Tuesday, 23 October 2012

Sailing


None of us like the long leg across the Southern Ocean. There’s no land, see. The rollers go right round the globe with nothing to stop them, only the molleys to see them. We was close-hauled when it happened, Lascar Jim on the wheel. The off watch hands were asleep in the fo’c’s’le, the deck watch loafing topside, taking shelter in the lee of the deck house.
      Jim must have been caught napping, probably leering a goney. He allowed the head to pay off a few points to larboard so the squall took us full broadside, laying her over near to her beam ends. We hadn’t reefed the top gallants so she shuddered to recover with the weight of green in the scuppers and the pressure of the squall aloft.
       The Bos’n was at my back shouting,’ Get those topgallants reefed sharpish, sailing master, or I’ll have your guts for garters.’  I had to whip the watch with a turk’s head to get them up the mast and do my bidding.
      She slowly laboured back to upright, shaking the water off her like a dog after a ducking. She shuddered as the prow dipped into a trough but Jim had her back on course, head to wind.
      I told off the deck hands to let fly the halliards for the top yards to give the reefing gang a chance to beat the wet canvas into shape so they could throw lines around the sails and reef them in.
      We were now in a safe condition, not carrying too much sail and hove to until the sea state dropped. This would lengthen the voyage and cost the owners a packet but still less than losing the ship and cargo.
      The frozen mast monkeys clambered down the rat lines and took shelter. The bos’n ordered a tot for each man who had been aloft. We only lost two men in that evolution.

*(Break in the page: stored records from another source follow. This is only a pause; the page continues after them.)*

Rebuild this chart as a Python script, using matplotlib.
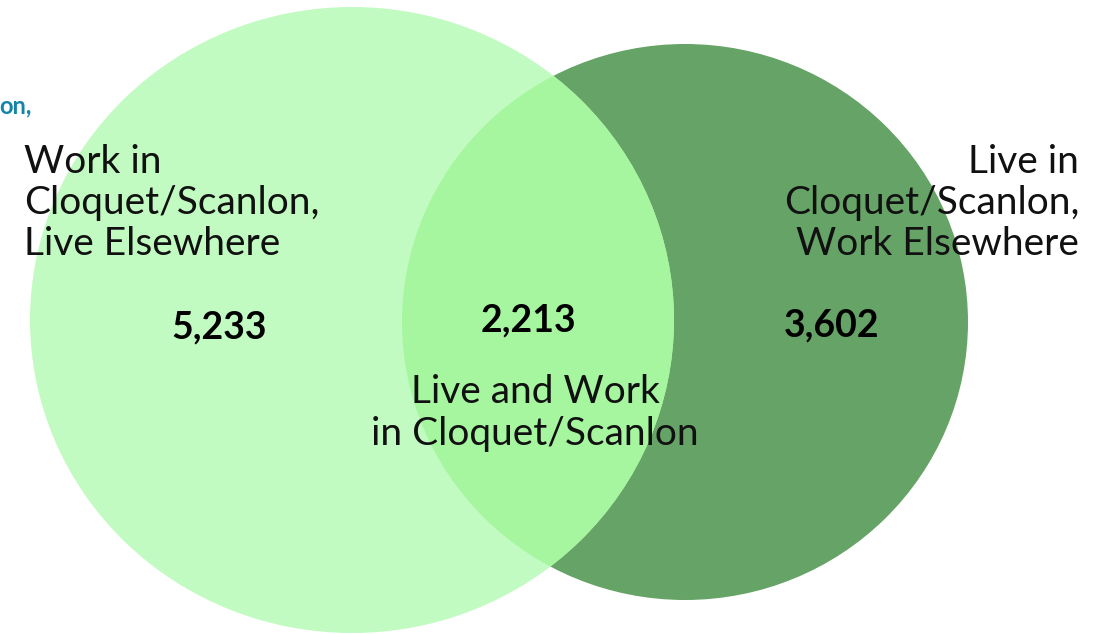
import matplotlib.pyplot as plt
from matplotlib.patches import Ellipse

# commuting flows for Cloquet/Scanlon
region_labels = ["Work in\nCloquet/Scanlon,\nLive Elsewhere",
                 "Live and Work\nin Cloquet/Scanlon",
                 "Live in\nCloquet/Scanlon,\nWork Elsewhere"]
region_counts = [5233, 2213, 3602]

LIGHT = "#c1fbc1"
MID = "#a6f6a0"
DARK = "#66a366"
W, H = 1107, 634

fig = plt.figure(figsize=(W / 100, H / 100), dpi=100)
ax = fig.add_axes([0, 0, 1, 1])
ax.set_xlim(0, W)
ax.set_ylim(H, 0)
ax.axis("off")

# two sets, drawn in pixel units
right = Ellipse((685, 322), 566, 556, color=DARK, lw=0)
left = Ellipse((352, 320), 644, 626, color=LIGHT, lw=0)
ax.add_patch(right)
ax.add_patch(left)
overlap = Ellipse((352, 320), 644, 626, color=MID, lw=0)
ax.add_patch(overlap)
overlap.set_clip_path(right)

font = "Lato"
lab = dict(fontsize=28, family=font, weight="normal", linespacing=1.18,
           color="#111111")
ax.text(24, 203, region_labels[0], ha="left", va="center", **lab)
ax.text(1079, 203, region_labels[2], ha="right", va="center", **lab)
ax.text(535, 413, region_labels[1], ha="center", va="center", **lab)

for x, y, n in zip([219, 528, 832], [327, 320, 325], region_counts):
    ax.text(x, y, f"{n:,}", ha="center", va="center", fontsize=27,
            family=font, weight="bold")

ax.text(-1, 106, "on,", ha="left", va="center", fontsize=17,
        family=font, weight="bold", color="#1285a8")

fig.savefig("out.png", dpi=100)
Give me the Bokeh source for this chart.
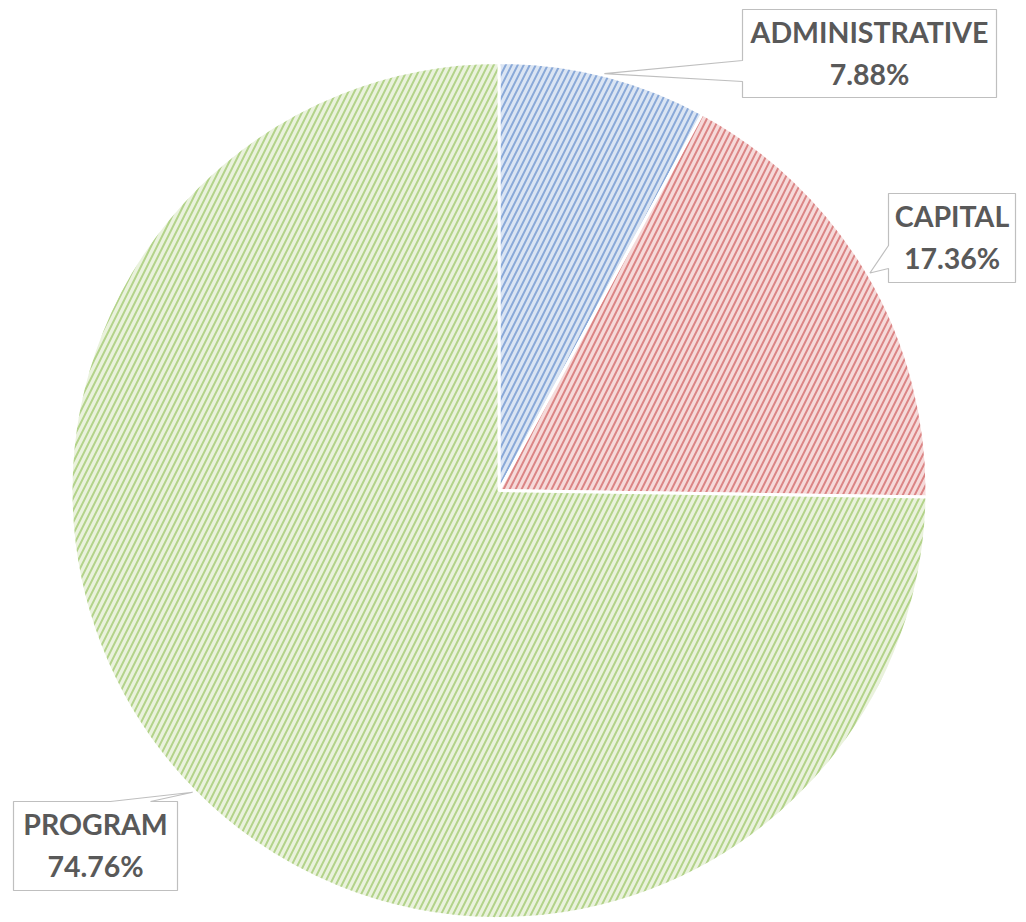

      The Bos’n beckoned me over and said, ‘Get Lascar Jim relieved off the wheel, take him to the grating on the poop deck and give him twenty lashes.’
      ‘Twenty will kill him, Sir,’ I argued.
      ‘He won’t do it again then will he? Just get on with it and make sure both watches are there to watch, unless you want a couple for yerself.’
      Jim was lashed down on the grating, a wedge of quid rammed in his mouth to stop his screams. The flogging started. He was unconscious after ten, the open wounds dripping blood off his back. The torment continued until the chorus from the hands reached twenty. Salt was rubbed into the wounds to stop infection, then he was cut down and taken below where he died later that night.
      I had the job of putting a stitch through his nose and sewing him in a canvas shroud before he was slid over the side with a marlin spike at his feet so as he didn’t float.
      No one had a prayer to say for his soul.